Set your access entry to a past date. The row filter UDF checks expires_on >= current_date(), so expired entries are silently ignored and access is automatically revoked. This is useful for contractors, data sharing agreements with a fixed duration, or time-limited projects.

SQL
UPDATE abac_tutorial.mapping_demo.user_access
SET expires_on = current_date() - INTERVAL 1 DAY
WHERE user_email = current_user();

Run the following query to verify that you see no rows.

SQL
SELECT * FROM abac_tutorial.mapping_demo.orders;

Restore access with a future expiration date:

SQL
UPDATE abac_tutorial.mapping_demo.user_access
SET expires_on = '2099-12-31'
WHERE user_email = current_user();

Run the following query to verify that access is restored.

SQL
SELECT * FROM abac_tutorial.mapping_demo.orders;

Summary

This tutorial demonstrated three patterns:

  • Mapping table pattern: a single lookup table controls both row filtering and column masking. Access changes are made by updating rows, with no policy or group changes needed.
  • Conditional masking: the mask UDF checks the order_priority column on each row to decide how to mask PII. Confidential rows are always fully redacted regardless of the user's clearance level, implemented by tagging order_priority and passing it to the UDF via MATCH COLUMNS.
  • Access expiration: the mapping table includes an expires_on date.
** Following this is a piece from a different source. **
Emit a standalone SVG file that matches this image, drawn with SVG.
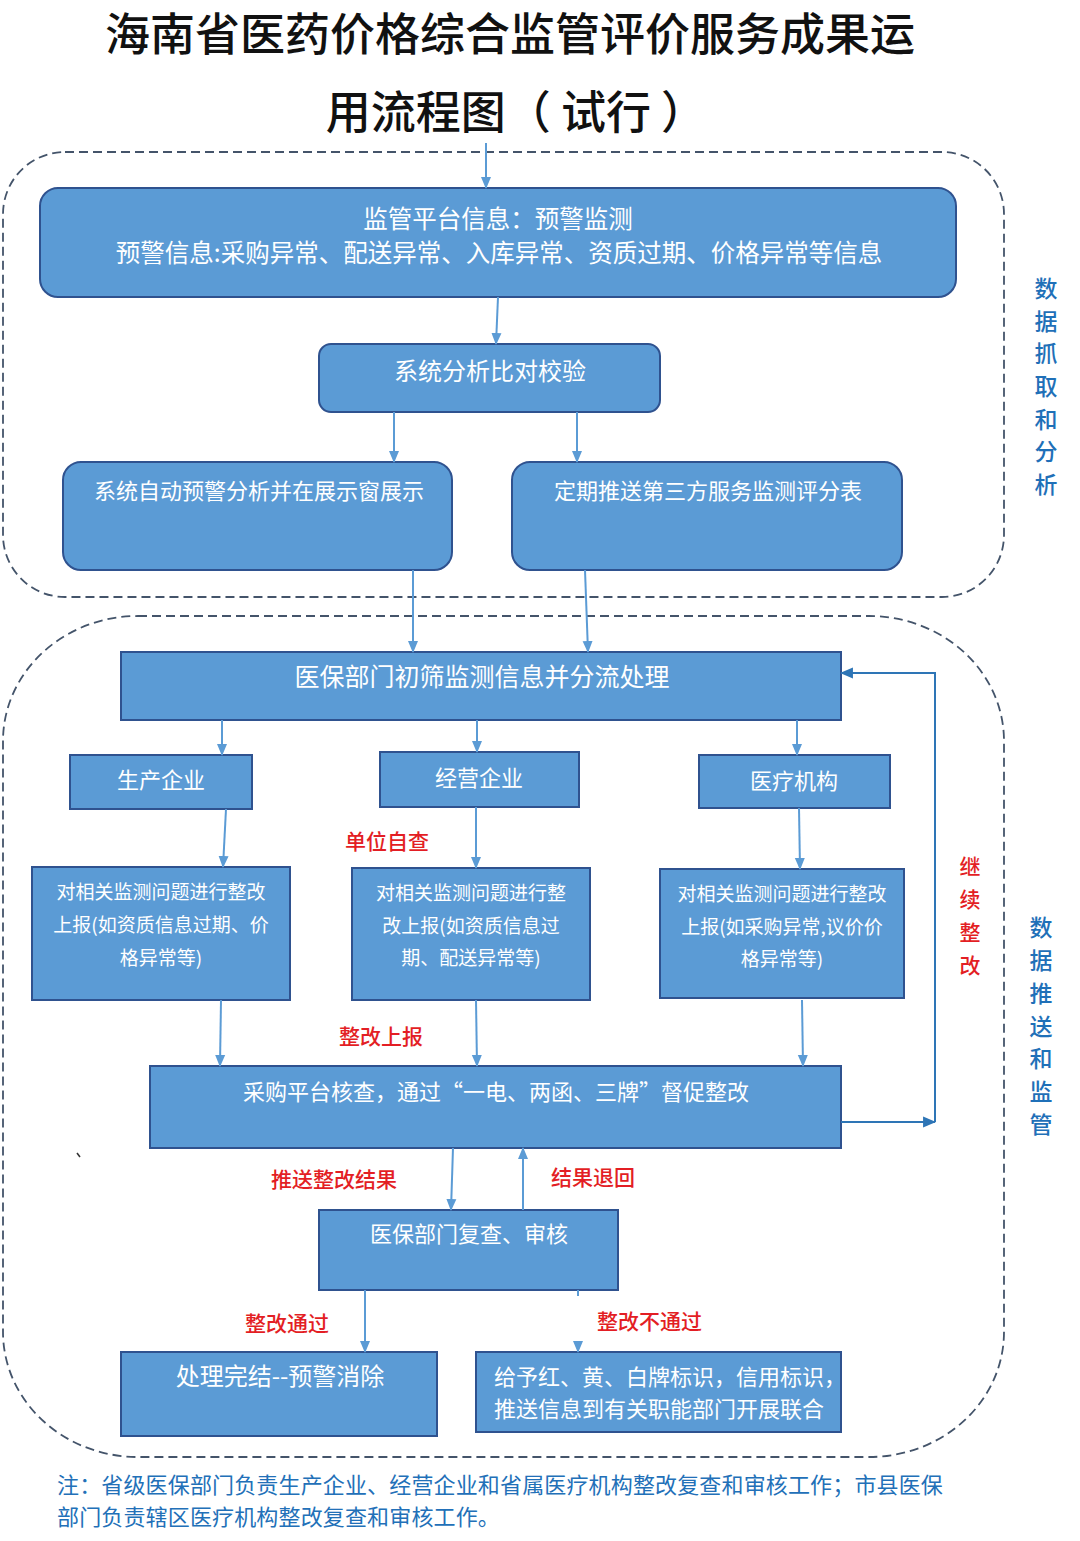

The row filter UDF checks this date against current_date(), so expired entries are silently ignored and access auto-revokes with no manual intervention.

Clean up

To remove all objects created in this tutorial, run the following.

SQL
DROP POLICY user_access_filter ON SCHEMA abac_tutorial.mapping_demo;
DROP POLICY pii_mask_name ON SCHEMA abac_tutorial.mapping_demo;
DROP POLICY pii_mask_email ON SCHEMA abac_tutorial.mapping_demo;
DROP FUNCTION IF EXISTS abac_tutorial.mapping_demo.access_filter;
DROP FUNCTION IF EXISTS abac_tutorial.mapping_demo.pii_mask;
DROP TABLE IF EXISTS abac_tutorial.mapping_demo.orders;
DROP TABLE IF EXISTS abac_tutorial.mapping_demo.user_access;
DROP SCHEMA IF EXISTS abac_tutorial.mapping_demo CASCADE;

To remove the region, department, pii, and priority governed tags, use the Catalog Explorer UI.